— start of DATA BLOCK —

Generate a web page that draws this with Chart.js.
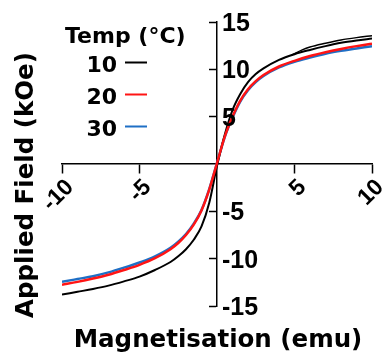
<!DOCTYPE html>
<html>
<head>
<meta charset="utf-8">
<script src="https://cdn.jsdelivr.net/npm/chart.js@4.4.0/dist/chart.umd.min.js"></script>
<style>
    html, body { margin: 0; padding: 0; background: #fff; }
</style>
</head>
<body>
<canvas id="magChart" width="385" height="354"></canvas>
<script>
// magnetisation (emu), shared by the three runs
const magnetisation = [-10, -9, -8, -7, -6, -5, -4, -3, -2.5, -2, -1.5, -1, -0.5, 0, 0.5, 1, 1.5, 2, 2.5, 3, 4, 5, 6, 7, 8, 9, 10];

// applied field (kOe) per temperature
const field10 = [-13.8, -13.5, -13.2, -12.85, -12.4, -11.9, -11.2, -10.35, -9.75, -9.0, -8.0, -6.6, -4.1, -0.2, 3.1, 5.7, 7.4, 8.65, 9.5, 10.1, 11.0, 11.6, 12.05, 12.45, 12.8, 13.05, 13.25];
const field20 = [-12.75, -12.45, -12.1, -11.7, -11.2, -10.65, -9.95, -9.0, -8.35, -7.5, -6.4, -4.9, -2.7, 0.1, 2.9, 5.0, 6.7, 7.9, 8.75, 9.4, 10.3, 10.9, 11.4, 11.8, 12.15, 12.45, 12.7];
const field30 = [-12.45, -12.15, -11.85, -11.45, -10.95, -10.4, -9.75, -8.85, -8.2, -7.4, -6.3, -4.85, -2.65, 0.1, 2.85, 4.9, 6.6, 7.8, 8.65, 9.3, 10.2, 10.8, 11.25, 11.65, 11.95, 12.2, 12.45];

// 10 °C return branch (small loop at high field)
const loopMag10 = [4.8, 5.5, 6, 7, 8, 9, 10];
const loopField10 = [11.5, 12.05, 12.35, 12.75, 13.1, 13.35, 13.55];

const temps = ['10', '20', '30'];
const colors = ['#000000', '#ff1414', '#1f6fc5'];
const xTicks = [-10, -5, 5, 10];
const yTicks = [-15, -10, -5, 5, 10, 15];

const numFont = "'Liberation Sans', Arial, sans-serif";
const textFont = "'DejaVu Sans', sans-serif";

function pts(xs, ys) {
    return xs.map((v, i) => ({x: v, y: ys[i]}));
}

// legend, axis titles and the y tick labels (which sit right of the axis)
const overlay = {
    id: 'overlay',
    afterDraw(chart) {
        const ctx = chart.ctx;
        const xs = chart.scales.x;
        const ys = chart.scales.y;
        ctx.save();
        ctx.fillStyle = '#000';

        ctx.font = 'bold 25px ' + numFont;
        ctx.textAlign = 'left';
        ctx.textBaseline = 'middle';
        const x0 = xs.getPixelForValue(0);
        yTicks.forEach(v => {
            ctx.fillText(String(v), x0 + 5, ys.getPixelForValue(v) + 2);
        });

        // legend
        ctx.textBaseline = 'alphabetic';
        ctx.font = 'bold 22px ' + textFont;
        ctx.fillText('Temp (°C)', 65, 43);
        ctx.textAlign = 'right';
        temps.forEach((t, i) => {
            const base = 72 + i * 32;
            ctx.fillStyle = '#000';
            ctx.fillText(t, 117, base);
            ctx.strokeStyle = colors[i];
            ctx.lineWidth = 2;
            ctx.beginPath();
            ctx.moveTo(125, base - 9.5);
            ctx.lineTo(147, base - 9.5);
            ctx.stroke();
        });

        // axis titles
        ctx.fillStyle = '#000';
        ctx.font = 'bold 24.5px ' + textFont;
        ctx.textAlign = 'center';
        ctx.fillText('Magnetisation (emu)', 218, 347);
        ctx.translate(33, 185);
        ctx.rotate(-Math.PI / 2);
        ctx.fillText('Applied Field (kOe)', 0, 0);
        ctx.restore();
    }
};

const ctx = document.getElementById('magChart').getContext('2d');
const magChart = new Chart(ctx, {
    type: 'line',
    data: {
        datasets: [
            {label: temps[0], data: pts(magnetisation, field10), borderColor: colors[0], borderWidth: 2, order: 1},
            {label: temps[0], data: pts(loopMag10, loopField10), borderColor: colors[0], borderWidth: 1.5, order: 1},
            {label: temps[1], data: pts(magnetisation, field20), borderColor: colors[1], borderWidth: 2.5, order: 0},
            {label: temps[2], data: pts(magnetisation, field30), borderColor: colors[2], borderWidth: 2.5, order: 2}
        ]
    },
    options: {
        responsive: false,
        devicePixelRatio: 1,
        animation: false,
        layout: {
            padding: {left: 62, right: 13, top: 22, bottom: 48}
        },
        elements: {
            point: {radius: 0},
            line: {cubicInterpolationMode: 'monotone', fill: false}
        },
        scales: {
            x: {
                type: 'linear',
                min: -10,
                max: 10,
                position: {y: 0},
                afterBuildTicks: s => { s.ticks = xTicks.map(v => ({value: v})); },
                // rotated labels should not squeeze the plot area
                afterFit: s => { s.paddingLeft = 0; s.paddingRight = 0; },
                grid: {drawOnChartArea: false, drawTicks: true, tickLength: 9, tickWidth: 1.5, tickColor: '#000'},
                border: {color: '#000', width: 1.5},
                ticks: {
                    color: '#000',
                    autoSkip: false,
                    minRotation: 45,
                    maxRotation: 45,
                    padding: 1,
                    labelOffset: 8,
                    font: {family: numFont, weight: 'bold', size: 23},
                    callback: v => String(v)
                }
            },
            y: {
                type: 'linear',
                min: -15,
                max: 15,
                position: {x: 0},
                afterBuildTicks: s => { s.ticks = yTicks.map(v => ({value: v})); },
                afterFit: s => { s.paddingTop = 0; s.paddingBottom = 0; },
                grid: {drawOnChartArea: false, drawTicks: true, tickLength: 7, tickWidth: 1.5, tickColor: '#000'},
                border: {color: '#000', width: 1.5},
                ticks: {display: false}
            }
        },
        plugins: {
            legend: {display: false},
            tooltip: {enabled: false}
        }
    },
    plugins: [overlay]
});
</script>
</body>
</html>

— end of DATA BLOCK —

[THE REQUEST] Would you reproduce the lines above, from the very first through the line containing "11.95, 12.2, 12.45];", exactly and without the pictures?

[SOLUTION TO THIS PROBLEM]
Generate a web page that draws this with Chart.js.
<!DOCTYPE html>
<html>
<head>
<meta charset="utf-8">
<script src="https://cdn.jsdelivr.net/npm/chart.js@4.4.0/dist/chart.umd.min.js"></script>
<style>
    html, body { margin: 0; padding: 0; background: #fff; }
</style>
</head>
<body>
<canvas id="magChart" width="385" height="354"></canvas>
<script>
// magnetisation (emu), shared by the three runs
const magnetisation = [-10, -9, -8, -7, -6, -5, -4, -3, -2.5, -2, -1.5, -1, -0.5, 0, 0.5, 1, 1.5, 2, 2.5, 3, 4, 5, 6, 7, 8, 9, 10];

// applied field (kOe) per temperature
const field10 = [-13.8, -13.5, -13.2, -12.85, -12.4, -11.9, -11.2, -10.35, -9.75, -9.0, -8.0, -6.6, -4.1, -0.2, 3.1, 5.7, 7.4, 8.65, 9.5, 10.1, 11.0, 11.6, 12.05, 12.45, 12.8, 13.05, 13.25];
const field20 = [-12.75, -12.45, -12.1, -11.7, -11.2, -10.65, -9.95, -9.0, -8.35, -7.5, -6.4, -4.9, -2.7, 0.1, 2.9, 5.0, 6.7, 7.9, 8.75, 9.4, 10.3, 10.9, 11.4, 11.8, 12.15, 12.45, 12.7];
const field30 = [-12.45, -12.15, -11.85, -11.45, -10.95, -10.4, -9.75, -8.85, -8.2, -7.4, -6.3, -4.85, -2.65, 0.1, 2.85, 4.9, 6.6, 7.8, 8.65, 9.3, 10.2, 10.8, 11.25, 11.65, 11.95, 12.2, 12.45];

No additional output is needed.